Chart 4: Job declines in manufacturing and housing offset by growth in service-sector hirings

Furthermore, the overall unemployment rate has risen by 0.2 percentage point in the past three months, with the unemployment rate for people age 25 and over having risen by 0.1 percentage point for three months straight. Even though these rates are still low, a comprehensive measure of labor costs—the employment cost index—indicates that overall compensation costs remained moderate last year (Chart 5). Whether this continues is unclear amid anecdotal reports suggesting that wage pressures may be emerging.
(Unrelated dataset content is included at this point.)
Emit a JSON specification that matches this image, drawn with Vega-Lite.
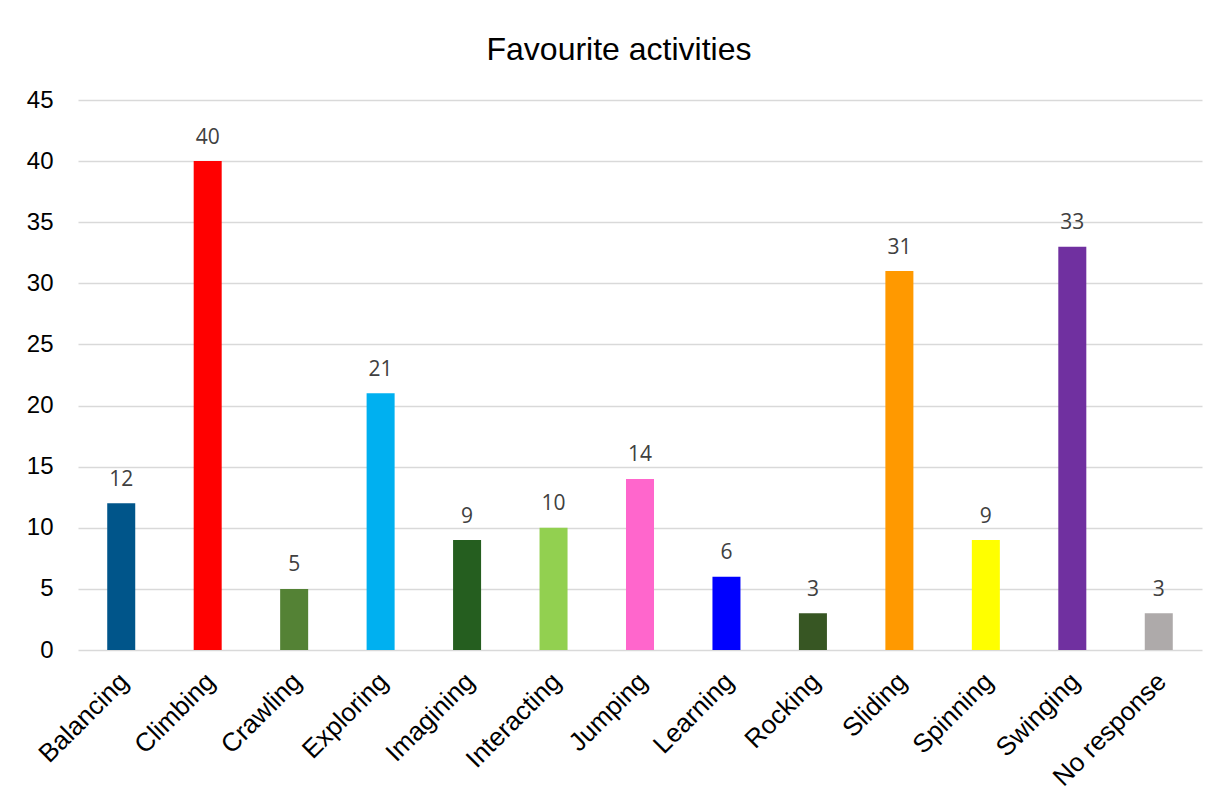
{
  "$schema": "https://vega.github.io/schema/vega-lite/v6.json",
  "autosize": {"type": "none"},
  "width": 1124,
  "height": 550,
  "padding": {"left": 78, "top": 100, "right": 17, "bottom": 155},
  "background": "white",
  "title": {
    "text": "Favourite activities",
    "font": "Liberation Sans",
    "fontSize": 32,
    "fontWeight": "normal",
    "color": "#000000",
    "anchor": "middle",
    "frame": "group",
    "baseline": "alphabetic",
    "dx": -21,
    "offset": -4
  },
  "data": {
    "values": [
      {"activity": "Balancing", "count": 12, "color": "#00558A"},
      {"activity": "Climbing", "count": 40, "color": "#FF0000"},
      {"activity": "Crawling", "count": 5, "color": "#548235"},
      {"activity": "Exploring", "count": 21, "color": "#00B0F0"},
      {"activity": "Imagining", "count": 9, "color": "#255E1F"},
      {"activity": "Interacting", "count": 10, "color": "#92D050"},
      {"activity": "Jumping", "count": 14, "color": "#FF66CC"},
      {"activity": "Learning", "count": 6, "color": "#0000FF"},
      {"activity": "Rocking", "count": 3, "color": "#375623"},
      {"activity": "Sliding", "count": 31, "color": "#FF9900"},
      {"activity": "Spinning", "count": 9, "color": "#FFFF00"},
      {"activity": "Swinging", "count": 33, "color": "#7030A0"},
      {"activity": "No response", "count": 3, "color": "#AEAAAA"}
    ]
  },
  "encoding": {
    "x": {
      "field": "activity",
      "type": "nominal",
      "sort": null,
      "scale": {"paddingInner": 0.676, "paddingOuter": 0.338},
      "axis": {
        "title": null,
        "labelAngle": -45,
        "labelFont": "Liberation Sans",
        "labelFontSize": 26,
        "labelColor": "#000000",
        "labelPadding": 18,
        "labelOffset": -6,
        "ticks": false,
        "domain": false,
        "grid": false
      }
    },
    "y": {
      "field": "count",
      "type": "quantitative",
      "scale": {"domain": [0, 45]},
      "axis": {
        "title": null,
        "values": [0, 5, 10, 15, 20, 25, 30, 35, 40, 45],
        "labelFont": "Liberation Sans",
        "labelFontSize": 24,
        "labelColor": "#000000",
        "labelPadding": 25,
        "ticks": false,
        "domain": false,
        "gridColor": "#D9D9D9",
        "gridWidth": 1.5
      }
    }
  },
  "layer": [
    {
      "mark": {"type": "bar"},
      "encoding": {
        "color": {"field": "color", "type": "nominal", "scale": null}
      }
    },
    {
      "mark": {
        "type": "text",
        "baseline": "alphabetic",
        "dy": -17.5,
        "font": "Open Sans",
        "fontSize": 21,
        "color": "#404040"
      },
      "encoding": {
        "text": {"field": "count", "type": "quantitative"}
      }
    }
  ],
  "config": {
    "view": {"stroke": null}
  }
}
Chart 5: Employment costs tame while unemployment rate low

Likely reflecting the combination of modest demand growth and lower energy prices, core inflation rates have slowed and appear headed back toward more desirable levels. The core CPI, core PCE and trimmed mean PCE have each moderated toward a 1 percent to 2 percent range. For example, core PCE inflation slowed to a 1.7 percent pace in the last quarter of 2006, following a mild acceleration that likely stemmed from the pass-through of earlier energy cost increases (Chart 6). Nevertheless, on a year-over-year basis, core PCE inflation is still above 2 percent, and further progress in lowering the core inflation rate is desirable (Chart 7).

Chart 6: three-month core inflation has decelerated

Recent indicators suggest that the economy will grow at a more sustainable and somewhat less inflationary pace in 2007. The risks to the outlook have become somewhat more favorable on balance. Consumer spending and core inflation have both benefited from last fall’s drop in energy prices, which will help restrain inflation and support consumption in 2007. The latter effect will help offset the reduced stimulus to consumption from housing wealth extraction, which will likely slow in response to the marked deceleration in home price appreciation from the rapid pace seen earlier this decade.